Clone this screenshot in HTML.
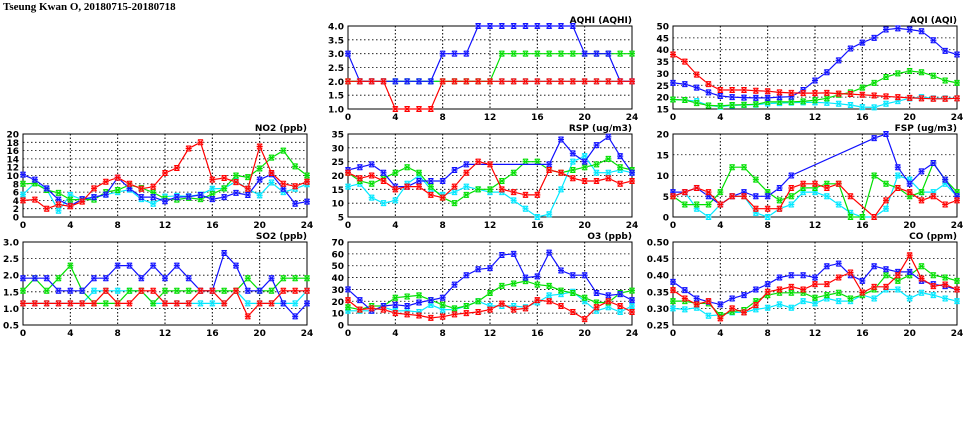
<!DOCTYPE html>
<html><head><meta charset="utf-8"><style>
html,body{margin:0;padding:0;background:#fff;width:975px;height:447px;overflow:hidden}
svg{display:block}
text{font-family:"DejaVu Sans","Liberation Sans",sans-serif;font-weight:bold;fill:#000}
</style></head><body>
<svg id="chart" width="975" height="447" viewBox="0 0 975 447" xmlns="http://www.w3.org/2000/svg">
<text x="3" y="10" font-size="10" style="font-family:'Liberation Serif',serif;font-size:11px">Tseung Kwan O, 20180715-20180718</text>
</svg>
<script>
const hours = [0,1,2,3,4,5,6,7,8,9,10,11,12,13,14,15,16,17,18,19,20,21,22,23,24];
const xTicks = [0,4,8,12,16,20,24];
const seriesNames = ['cyan','green','blue','red'];

const aqhiCyan  = [2,2,2,2,2,2,2,2,2,2,2,2,2,2,2,2,2,2,2,2,2,2,2,2,2];
const aqhiGreen = [2,2,2,2,2,2,2,2,2,2,2,2,2,3,3,3,3,3,3,3,3,3,3,3,3];
const aqhiBlue  = [3,2,2,2,2,2,2,2,3,3,3,4,4,4,4,4,4,4,4,4,3,3,3,2,2];
const aqhiRed   = [2,2,2,2,1,1,1,1,2,2,2,2,2,2,2,2,2,2,2,2,2,2,2,2,2];
const aqhiTicks = ['1.0','1.5','2.0','2.5','3.0','3.5','4.0'];

const aqiBlue  = [26,25.5,24,22,20.5,20,19.8,19.7,19.7,20,20.2,23,27,30.5,35.5,40.5,43,45,48.5,49,48.5,47.8,44,39.5,38];
const aqiRed   = [38,35,29.5,25.5,23,23,23,22.7,22.5,22,21.8,21.7,21.7,21.8,21.5,21.3,21,20.7,20.3,20,19.7,19.5,19.3,19.3,19.5];
const aqiGreen = [19,18.8,17.5,16.5,16.3,16.7,16.8,17,18,18,18,18.2,18.7,19.5,21,22,24,26,28.5,30,31,30.5,29,27,26];
const aqiCyan  = [19,18.8,18.3,16.5,16,16.5,16.7,16.8,17.3,17.5,17.7,17.8,17.8,17.6,17.2,16.7,15.8,15.7,17.2,18.3,19.5,20,19.5,19.5,19.5];
const aqiTicks = ['15','20','25','30','35','40','45','50'];

const no2Red   = [4,4.2,2,3,2.6,3.7,6.9,8.5,9.5,8,6.8,7.3,10.6,11.8,16.5,18,9,9.4,8.4,6.8,17,10.6,8,7.4,8.5];
const no2Blue  = [10.2,9,6.9,4.2,2.7,4.3,4.8,5.4,9.5,6.9,4.8,4.8,3.8,4.8,4.9,5.3,4.3,4.8,5.8,5.3,9,10.3,6.8,3.2,3.7];
const no2Green = [8,8.1,6.5,5.8,4.2,4.2,4.2,6,6.5,7.7,7,5.9,4.4,4.2,4.6,4.3,5.5,6.9,10,9.6,11.7,14.3,16,12.2,10];
const no2Cyan  = [5.4,8.2,6.7,1.5,5.3,4.2,4.6,5.4,6,6.6,4.3,3.2,4.9,5.1,5,5.4,6.8,6.9,8.6,6.8,5.2,8.3,6,6.8,7.9];
const no2Ticks = ['0','2','4','6','8','10','12','14','16','18','20'];

const rspBlue  = [22,23,24,21,16,16,18,18,18,22,24,null,null,null,null,null,null,24,33,28,25,31,34,27,21];
const rspRed   = [21,19,20,18,15,16,16,13,12,16,21,25,24,15,14,13,13,22,21,19,18,18,19,17,18];
const rspGreen = [21,18,17,19,21,23,21,16,12,10,13,15,15,18,21,25,25,22,21,22,23,24,26,23,22];
const rspCyan  = [16,17,12,10,11,17,20,15,13,14,16,15,14,14,11,8,5,6,15,25,27,21,21,22,21];
const rspTicks = ['5','10','15','20','25','30','35'];

const fspBlue  = [6,6,7,5,3,5,6,5,5,7,10,null,null,null,null,null,null,19,20,12,8,11,13,9,5];
const fspRed   = [5,6,7,6,3,5,5,2,2,2,7,8,8,7,8,5,null,0,4,7,6,4,5,3,4];
const fspGreen = [5,3,3,3,6,12,12,9,6,4,5,7,7,8,8,0,0,10,8,7,5,6,13,9,6];
const fspCyan  = [5,6,2,0,3,5,5,1,0,2,3,6,6,5,3,1,0,0,2,10,9,6,6,8,5];
const fspTicks = ['0','5','10','15','20'];

const so2Blue  = [1.91,1.91,1.91,1.53,1.53,1.53,1.91,1.91,2.29,2.29,1.91,2.29,1.91,2.29,1.91,1.53,1.53,2.67,2.29,1.53,1.53,1.91,1.15,0.76,1.15];
const so2Green = [1.53,1.91,1.53,1.91,2.29,1.53,1.15,1.15,1.15,1.53,1.53,1.15,1.53,1.53,1.53,1.53,1.53,1.53,1.53,1.91,1.53,1.53,1.91,1.91,1.91];
const so2Cyan  = [1.15,1.15,1.15,1.15,1.15,1.15,1.53,1.53,1.53,1.53,1.53,1.15,1.15,1.15,1.15,1.15,1.15,1.15,1.53,1.15,1.15,1.15,1.15,1.15,1.53];
const so2Red   = [1.15,1.15,1.15,1.15,1.15,1.15,1.15,1.53,1.15,1.15,1.53,1.53,1.15,1.15,1.15,1.53,1.53,1.15,1.53,0.76,1.15,1.15,1.53,1.53,1.53];
const so2Ticks = ['0.5','1.0','1.5','2.0','2.5','3.0'];

const o3Blue  = [30,21,12,16,17,16,19,21,23,34,42,47,48,59,60,40,41,61,46,42,42,27,25,26,21];
const o3Green = [15,13,16,16,23,24,25,21,17,14,16,20,27,33,35,37,34,33,29,27,23,19,19,27,29];
const o3Cyan  = [12,12,12,15,12,12,11,17,13,13,16,20,16,16,16,15,19,25,26,28,20,12,15,11,16];
const o3Red   = [21,13,14,13,10,9,8,6,7,9,10,11,13,18,13,14,21,20,16,11,5,15,20,16,11];
const o3Ticks = ['0','10','20','30','40','50','60','70'];

const coBlue  = [.38,.355,.33,.32,.312,.33,.34,.357,.373,.393,.40,.40,.393,.427,.435,.40,.383,.427,.418,.41,.41,.383,.373,.367,.357];
const coRed   = [.355,.33,.312,.322,.27,.30,.288,.31,.35,.357,.365,.357,.373,.373,.393,.408,.348,.365,.365,.40,.46,.39,.367,.372,.357];
const coGreen = [.322,.322,.315,.315,.28,.29,.295,.322,.34,.347,.347,.347,.332,.34,.347,.33,.34,.357,.40,.383,.40,.427,.40,.393,.383];
const coCyan  = [.30,.297,.302,.278,.28,.288,.288,.297,.302,.312,.302,.322,.315,.33,.322,.322,.34,.33,.357,.357,.33,.347,.34,.33,.322];
const coTicks = ['0.25','0.30','0.35','0.40','0.45','0.50'];

const NS = 'http://www.w3.org/2000/svg';
const svg = document.getElementById('chart');
const colors = {cyan:'#00e8ff', green:'#00e000', blue:'#1010ff', red:'#ff0000'};
const halo = {cyan:'#a0f4ff', green:'#a0f0a0', blue:'#a0a0ff', red:'#ffa0a0'};
const W = 284, H = 83;

function mk(tag, attrs, parent){
  const e = document.createElementNS(NS, tag);
  for (const k in attrs) e.setAttribute(k, attrs[k]);
  (parent||svg).appendChild(e);
  return e;
}

function panel(id, title, px, py, ticks, series){
  const g = mk('g', {});
  
  
  const ymin = parseFloat(ticks[0]), ymax = parseFloat(ticks[ticks.length-1]);
  const xs = v => px + v / 24 * W;
  const ys = v => py + H - (v - ymin) / (ymax - ymin) * H;
  ticks.forEach((t, i) => {
    const y = ys(parseFloat(t));
    if (i > 0 && i < ticks.length-1) {
      const gl = mk('line', {x1:px, x2:px+W, y1:y, y2:y, stroke:'#000', 'stroke-width':0.8, 'stroke-dasharray':'1.5,2.5'}, g);
      
      
    }
    const tl = mk('text', {x:px-4, y:y+3.5, 'font-size':9, 'text-anchor':'end'}, g);
    tl.textContent = t;
    
    
  });
  xTicks.forEach((t, i) => {
    const x = xs(t);
    if (i > 0 && i < xTicks.length-1) {
      const gl = mk('line', {x1:x, x2:x, y1:py, y2:py+H, stroke:'#000', 'stroke-width':1, 'stroke-dasharray':'1.5,2'}, g);
      
      
    }
    const tl = mk('text', {x:x, y:py+H+11, 'font-size':9, 'text-anchor':'middle'}, g);
    tl.textContent = t;
    
    
  });
  const fr = mk('rect', {x:px, y:py, width:W, height:H, fill:'none', stroke:'#000', 'stroke-width':1}, g);
  
  
  const tt = mk('text', {x:px+W, y:py-3, 'font-size':9, 'text-anchor':'end'}, g);
  tt.textContent = title;
  
  
  seriesNames.forEach((name, si) => {
    const vals = series[si];
    const c = colors[name];
    let d = '';
    let started = false;
    hours.forEach((h, i) => {
      const v = vals[i];
      if (v === null) return;
      d += (started ? 'L' : 'M') + xs(h).toFixed(1) + ',' + ys(v).toFixed(1);
      started = true;
    });
    const ln = mk('path', {d:d, fill:'none', stroke:c, 'stroke-width':1.2}, g);
    
    
    hours.forEach((h, i) => {
      const v = vals[i];
      if (v === null) return;
      const x = xs(h), y = ys(v);
      const hb = mk('rect', {x:x-3, y:y-3, width:6, height:6, fill:halo[name], opacity:0.6}, g);
      
      
      const m = mk('path', {d:`M${x-2.5},${y-2.5}L${x+2.5},${y+2.5}M${x-2.5},${y+2.5}L${x+2.5},${y-2.5}M${x-3},${y}L${x+3},${y}M${x-2.5},${y-2.5}L${x+2.5},${y-2.5}M${x-2.5},${y+2.5}L${x+2.5},${y+2.5}`, stroke:c, 'stroke-width':1, fill:'none'}, g);
      
      
    });
  });
}

panel('aqhi', 'AQHI (AQHI)', 348, 26, aqhiTicks, [aqhiCyan, aqhiGreen, aqhiBlue, aqhiRed]);
panel('aqi', 'AQI (AQI)', 673, 26, aqiTicks, [aqiCyan, aqiGreen, aqiBlue, aqiRed]);
panel('no2', 'NO2 (ppb)', 23, 134, no2Ticks, [no2Cyan, no2Green, no2Blue, no2Red]);
panel('rsp', 'RSP (ug/m3)', 348, 134, rspTicks, [rspCyan, rspGreen, rspBlue, rspRed]);
panel('fsp', 'FSP (ug/m3)', 673, 134, fspTicks, [fspCyan, fspGreen, fspBlue, fspRed]);
panel('so2', 'SO2 (ppb)', 23, 242, so2Ticks, [so2Cyan, so2Green, so2Blue, so2Red]);
panel('o3', 'O3 (ppb)', 348, 242, o3Ticks, [o3Cyan, o3Green, o3Blue, o3Red]);
panel('co', 'CO (ppm)', 673, 242, coTicks, [coCyan, coGreen, coBlue, coRed]);
</script>
</body></html>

◇ ◇ ◇

Instructions for the task
Look at the listing and set down only the lines from its start through the line with "no2Ticks = ['0','2','4','6','8','10','12','14','16','18','20'];", word for word and without pictures.

Worked solution
Clone this screenshot in HTML.
<!DOCTYPE html>
<html><head><meta charset="utf-8"><style>
html,body{margin:0;padding:0;background:#fff;width:975px;height:447px;overflow:hidden}
svg{display:block}
text{font-family:"DejaVu Sans","Liberation Sans",sans-serif;font-weight:bold;fill:#000}
</style></head><body>
<svg id="chart" width="975" height="447" viewBox="0 0 975 447" xmlns="http://www.w3.org/2000/svg">
<text x="3" y="10" font-size="10" style="font-family:'Liberation Serif',serif;font-size:11px">Tseung Kwan O, 20180715-20180718</text>
</svg>
<script>
const hours = [0,1,2,3,4,5,6,7,8,9,10,11,12,13,14,15,16,17,18,19,20,21,22,23,24];
const xTicks = [0,4,8,12,16,20,24];
const seriesNames = ['cyan','green','blue','red'];

const aqhiCyan  = [2,2,2,2,2,2,2,2,2,2,2,2,2,2,2,2,2,2,2,2,2,2,2,2,2];
const aqhiGreen = [2,2,2,2,2,2,2,2,2,2,2,2,2,3,3,3,3,3,3,3,3,3,3,3,3];
const aqhiBlue  = [3,2,2,2,2,2,2,2,3,3,3,4,4,4,4,4,4,4,4,4,3,3,3,2,2];
const aqhiRed   = [2,2,2,2,1,1,1,1,2,2,2,2,2,2,2,2,2,2,2,2,2,2,2,2,2];
const aqhiTicks = ['1.0','1.5','2.0','2.5','3.0','3.5','4.0'];

const aqiBlue  = [26,25.5,24,22,20.5,20,19.8,19.7,19.7,20,20.2,23,27,30.5,35.5,40.5,43,45,48.5,49,48.5,47.8,44,39.5,38];
const aqiRed   = [38,35,29.5,25.5,23,23,23,22.7,22.5,22,21.8,21.7,21.7,21.8,21.5,21.3,21,20.7,20.3,20,19.7,19.5,19.3,19.3,19.5];
const aqiGreen = [19,18.8,17.5,16.5,16.3,16.7,16.8,17,18,18,18,18.2,18.7,19.5,21,22,24,26,28.5,30,31,30.5,29,27,26];
const aqiCyan  = [19,18.8,18.3,16.5,16,16.5,16.7,16.8,17.3,17.5,17.7,17.8,17.8,17.6,17.2,16.7,15.8,15.7,17.2,18.3,19.5,20,19.5,19.5,19.5];
const aqiTicks = ['15','20','25','30','35','40','45','50'];

const no2Red   = [4,4.2,2,3,2.6,3.7,6.9,8.5,9.5,8,6.8,7.3,10.6,11.8,16.5,18,9,9.4,8.4,6.8,17,10.6,8,7.4,8.5];
const no2Blue  = [10.2,9,6.9,4.2,2.7,4.3,4.8,5.4,9.5,6.9,4.8,4.8,3.8,4.8,4.9,5.3,4.3,4.8,5.8,5.3,9,10.3,6.8,3.2,3.7];
const no2Green = [8,8.1,6.5,5.8,4.2,4.2,4.2,6,6.5,7.7,7,5.9,4.4,4.2,4.6,4.3,5.5,6.9,10,9.6,11.7,14.3,16,12.2,10];
const no2Cyan  = [5.4,8.2,6.7,1.5,5.3,4.2,4.6,5.4,6,6.6,4.3,3.2,4.9,5.1,5,5.4,6.8,6.9,8.6,6.8,5.2,8.3,6,6.8,7.9];
const no2Ticks = ['0','2','4','6','8','10','12','14','16','18','20'];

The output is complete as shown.